Stock markets are showing signs of recovery, but crypto is still stuck in a range. What will be the factors that will now push the crypto markets higher?

It doesn’t take much to recover at this point. We are seeing net inflows on our platform and I expect it to be the same for other exchanges as well, especially from the retail side. So I think there is a gradual improvement already underway. Interest and demand, especially from the institutional side, is definitely increasing.

Do you have any India-specific plans? Are you looking at any M&A opportunities here?

When you look at the future of crypto, you have to look at India. India has great potential. It has seen fairly healthy adoption despite regulatory uncertainty. Therefore, India is definitely a market, which is extremely interesting for BitMEX. I believe that currently BitMEX as well as other exchanges are closely monitoring regulatory developments. Therefore, we are definitely looking at partnerships or mergers and acquisitions.

Will you wait for regulatory clarifications before taking action?

Yes, I think more clarity is needed. The regulation does not have to be fully implemented, which is very difficult for the regulator, as they are dealing with something that is still changing. We must have a stable direction, and India can have a leading role globally.

Could ether overtake bitcoin as the largest token, if and when the fresh rally kicks in?

We’re bitcoin maximalists, so for us it’s a tough sell. But we’re big fans of ether too. There is a lot of potential in the ether price, as well as in the technology. We are extremely bullish and I personally am also bullish on ETH. Bitcoin is an alternative currency, and in that sense ETH can have a different role. So, it’s not so much about beating bitcoin, but ether will probably have a more active role.

Has the market recovered from the Terra blockchain collapse?

There may be one or two players still affected by the Terra incident, but no, I think the market has more or less digested it. We are coming out of a situation where some firms did not take risk and security aspects into account. It’s hard for people to expect double-digit returns and not expect any risk. I think it is part of the maturing of the market.

But the problem is that central banks are reluctant to offer stablecoins themselves. We need government stablecoins, and we need private stablecoins. But in the absence of these, only the private ones are there and the private ones have a different risk profile than the state ones.

Coming back to the Terra blockchain collapse. In the aftermath, we saw the bankruptcy of Three Arrows Capital (3AC), and BitmMEX, along with a few other exchanges, liquidated positions in 3AC. What are the lessons learned and what steps are you taking to avoid a repeat?

The impact was very low. We had a secured loan (about $6 million) and it was affected. It is normal trading behavior that for trading participants there are trade loans. Now this is the usual situation in the industry. We had a very small loan outstanding with respect to the total profit and loss of BitMEX. And it was completely secured. So there was no impact.

Nevertheless, we are adjusting our risk monitoring tools. Three Arrows Capital was a very solvent and solid partner for a long time. So it came out of the blue.
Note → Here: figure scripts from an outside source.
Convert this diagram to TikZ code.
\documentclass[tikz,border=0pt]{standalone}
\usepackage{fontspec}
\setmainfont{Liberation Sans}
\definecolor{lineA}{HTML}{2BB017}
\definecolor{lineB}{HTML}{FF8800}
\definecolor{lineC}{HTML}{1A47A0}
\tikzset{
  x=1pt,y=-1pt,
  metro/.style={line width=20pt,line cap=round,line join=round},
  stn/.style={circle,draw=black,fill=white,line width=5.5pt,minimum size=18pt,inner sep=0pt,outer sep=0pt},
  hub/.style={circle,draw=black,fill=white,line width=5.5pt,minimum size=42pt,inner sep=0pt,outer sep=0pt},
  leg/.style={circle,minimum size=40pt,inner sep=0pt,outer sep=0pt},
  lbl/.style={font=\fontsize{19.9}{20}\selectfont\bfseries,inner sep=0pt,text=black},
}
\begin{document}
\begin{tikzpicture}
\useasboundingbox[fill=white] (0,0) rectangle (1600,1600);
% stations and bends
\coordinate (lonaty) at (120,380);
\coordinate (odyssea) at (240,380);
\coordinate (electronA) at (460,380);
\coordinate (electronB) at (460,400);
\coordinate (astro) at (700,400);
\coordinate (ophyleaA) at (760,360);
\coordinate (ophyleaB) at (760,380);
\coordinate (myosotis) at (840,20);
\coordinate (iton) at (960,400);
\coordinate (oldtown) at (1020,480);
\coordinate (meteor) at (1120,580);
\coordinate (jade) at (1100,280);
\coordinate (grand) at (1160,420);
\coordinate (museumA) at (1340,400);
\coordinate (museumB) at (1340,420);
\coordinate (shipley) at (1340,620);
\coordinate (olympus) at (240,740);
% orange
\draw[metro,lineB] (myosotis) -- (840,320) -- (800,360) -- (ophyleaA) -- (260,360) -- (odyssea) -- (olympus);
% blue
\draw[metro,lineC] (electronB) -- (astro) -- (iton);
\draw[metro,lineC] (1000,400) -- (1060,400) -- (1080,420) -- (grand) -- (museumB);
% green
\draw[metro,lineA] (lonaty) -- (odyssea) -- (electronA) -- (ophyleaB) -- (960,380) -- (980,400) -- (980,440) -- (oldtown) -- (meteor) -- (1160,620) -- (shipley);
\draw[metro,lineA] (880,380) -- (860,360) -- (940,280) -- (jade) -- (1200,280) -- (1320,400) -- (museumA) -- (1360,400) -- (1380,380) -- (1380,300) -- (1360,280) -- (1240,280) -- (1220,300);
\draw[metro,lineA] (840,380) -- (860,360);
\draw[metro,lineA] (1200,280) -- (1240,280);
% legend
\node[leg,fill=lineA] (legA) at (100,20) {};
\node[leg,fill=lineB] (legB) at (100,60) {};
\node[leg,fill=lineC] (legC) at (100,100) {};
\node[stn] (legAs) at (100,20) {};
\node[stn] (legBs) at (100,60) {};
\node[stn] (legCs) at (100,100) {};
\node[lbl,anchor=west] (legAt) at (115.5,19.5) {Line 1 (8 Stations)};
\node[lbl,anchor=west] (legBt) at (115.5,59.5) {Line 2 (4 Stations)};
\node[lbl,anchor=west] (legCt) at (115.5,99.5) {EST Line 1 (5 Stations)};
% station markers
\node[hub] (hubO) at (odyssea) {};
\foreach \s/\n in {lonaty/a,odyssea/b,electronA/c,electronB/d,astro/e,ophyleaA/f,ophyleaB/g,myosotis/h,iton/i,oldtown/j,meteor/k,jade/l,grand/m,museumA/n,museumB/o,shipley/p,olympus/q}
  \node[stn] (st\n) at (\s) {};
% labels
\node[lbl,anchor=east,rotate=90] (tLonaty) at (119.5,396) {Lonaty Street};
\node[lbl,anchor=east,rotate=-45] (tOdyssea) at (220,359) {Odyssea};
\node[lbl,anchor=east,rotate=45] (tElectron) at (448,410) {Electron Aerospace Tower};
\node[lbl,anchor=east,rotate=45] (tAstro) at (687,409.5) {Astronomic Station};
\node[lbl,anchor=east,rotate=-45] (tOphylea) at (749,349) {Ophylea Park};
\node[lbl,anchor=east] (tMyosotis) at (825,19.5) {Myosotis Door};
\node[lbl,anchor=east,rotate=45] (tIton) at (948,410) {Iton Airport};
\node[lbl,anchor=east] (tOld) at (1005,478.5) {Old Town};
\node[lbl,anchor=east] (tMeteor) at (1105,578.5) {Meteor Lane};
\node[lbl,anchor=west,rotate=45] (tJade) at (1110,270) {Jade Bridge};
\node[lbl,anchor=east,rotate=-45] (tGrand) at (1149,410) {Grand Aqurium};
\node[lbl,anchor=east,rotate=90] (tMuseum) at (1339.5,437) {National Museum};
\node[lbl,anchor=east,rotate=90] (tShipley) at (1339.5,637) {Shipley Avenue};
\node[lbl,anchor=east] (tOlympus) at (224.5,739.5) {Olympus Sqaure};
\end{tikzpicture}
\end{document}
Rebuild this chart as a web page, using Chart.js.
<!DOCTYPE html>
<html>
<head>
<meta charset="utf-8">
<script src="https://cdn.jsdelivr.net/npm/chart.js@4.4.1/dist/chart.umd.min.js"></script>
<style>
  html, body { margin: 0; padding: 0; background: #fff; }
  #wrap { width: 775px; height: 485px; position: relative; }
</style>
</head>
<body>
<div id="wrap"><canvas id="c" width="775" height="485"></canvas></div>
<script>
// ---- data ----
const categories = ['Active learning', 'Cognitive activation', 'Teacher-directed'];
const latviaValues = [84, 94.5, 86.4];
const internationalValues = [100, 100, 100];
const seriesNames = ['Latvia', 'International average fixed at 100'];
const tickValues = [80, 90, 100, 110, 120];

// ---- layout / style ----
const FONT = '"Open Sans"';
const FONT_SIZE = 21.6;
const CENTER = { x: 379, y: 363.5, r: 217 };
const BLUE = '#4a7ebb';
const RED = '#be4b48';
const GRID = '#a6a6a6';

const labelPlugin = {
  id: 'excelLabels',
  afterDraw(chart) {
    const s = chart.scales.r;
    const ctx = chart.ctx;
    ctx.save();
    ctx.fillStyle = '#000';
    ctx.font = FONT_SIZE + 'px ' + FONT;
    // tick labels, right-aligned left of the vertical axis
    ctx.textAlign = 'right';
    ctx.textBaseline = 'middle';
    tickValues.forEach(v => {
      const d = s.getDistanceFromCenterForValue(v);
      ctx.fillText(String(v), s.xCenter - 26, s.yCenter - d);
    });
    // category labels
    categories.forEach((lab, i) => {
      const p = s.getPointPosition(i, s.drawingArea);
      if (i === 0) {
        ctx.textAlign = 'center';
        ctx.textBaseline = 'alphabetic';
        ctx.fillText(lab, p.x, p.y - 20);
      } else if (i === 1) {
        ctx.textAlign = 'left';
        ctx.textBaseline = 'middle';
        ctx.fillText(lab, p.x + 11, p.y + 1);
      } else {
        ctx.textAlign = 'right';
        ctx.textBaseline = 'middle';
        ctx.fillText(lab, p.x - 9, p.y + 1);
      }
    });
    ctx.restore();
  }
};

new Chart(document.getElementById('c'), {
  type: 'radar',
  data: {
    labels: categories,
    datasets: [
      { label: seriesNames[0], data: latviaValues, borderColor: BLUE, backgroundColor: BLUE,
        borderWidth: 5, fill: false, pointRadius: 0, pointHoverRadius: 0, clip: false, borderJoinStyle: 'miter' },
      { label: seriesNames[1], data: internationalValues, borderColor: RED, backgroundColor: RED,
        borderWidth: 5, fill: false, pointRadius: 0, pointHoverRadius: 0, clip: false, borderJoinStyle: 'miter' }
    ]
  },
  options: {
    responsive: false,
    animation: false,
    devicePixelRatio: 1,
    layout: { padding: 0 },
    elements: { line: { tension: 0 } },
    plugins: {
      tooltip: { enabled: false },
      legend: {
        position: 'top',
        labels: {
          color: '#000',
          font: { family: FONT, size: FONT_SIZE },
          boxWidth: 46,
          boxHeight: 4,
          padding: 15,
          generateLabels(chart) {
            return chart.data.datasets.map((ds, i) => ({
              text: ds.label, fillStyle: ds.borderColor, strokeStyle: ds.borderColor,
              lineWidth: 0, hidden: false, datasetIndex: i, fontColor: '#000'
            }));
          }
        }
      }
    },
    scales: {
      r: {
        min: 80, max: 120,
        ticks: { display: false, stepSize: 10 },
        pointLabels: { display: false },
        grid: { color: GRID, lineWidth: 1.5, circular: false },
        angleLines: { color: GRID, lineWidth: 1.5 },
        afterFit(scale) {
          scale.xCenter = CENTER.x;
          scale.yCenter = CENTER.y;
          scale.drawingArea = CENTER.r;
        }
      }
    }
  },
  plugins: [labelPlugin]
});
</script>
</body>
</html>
Like everyone else, we need to adjust and double-check our risk matrices. The most important thing is that the loan was secured. In addition, it was not the customers’ money, therefore the impact on the users was zero. The impact on the company was also extremely small.

Is the worst of the crypto bear market behind us?

We may not see a significant correction again, but there may be some falls along the way. But I’d say we’ve seen the worst of it. Will we see a huge rise in bitcoin price again? I doubt the price will go to $100,000 or $80,000 this year. When I listen to family offices talking to funds and banks, they all want to go to crypto, and that’s a bullish sign.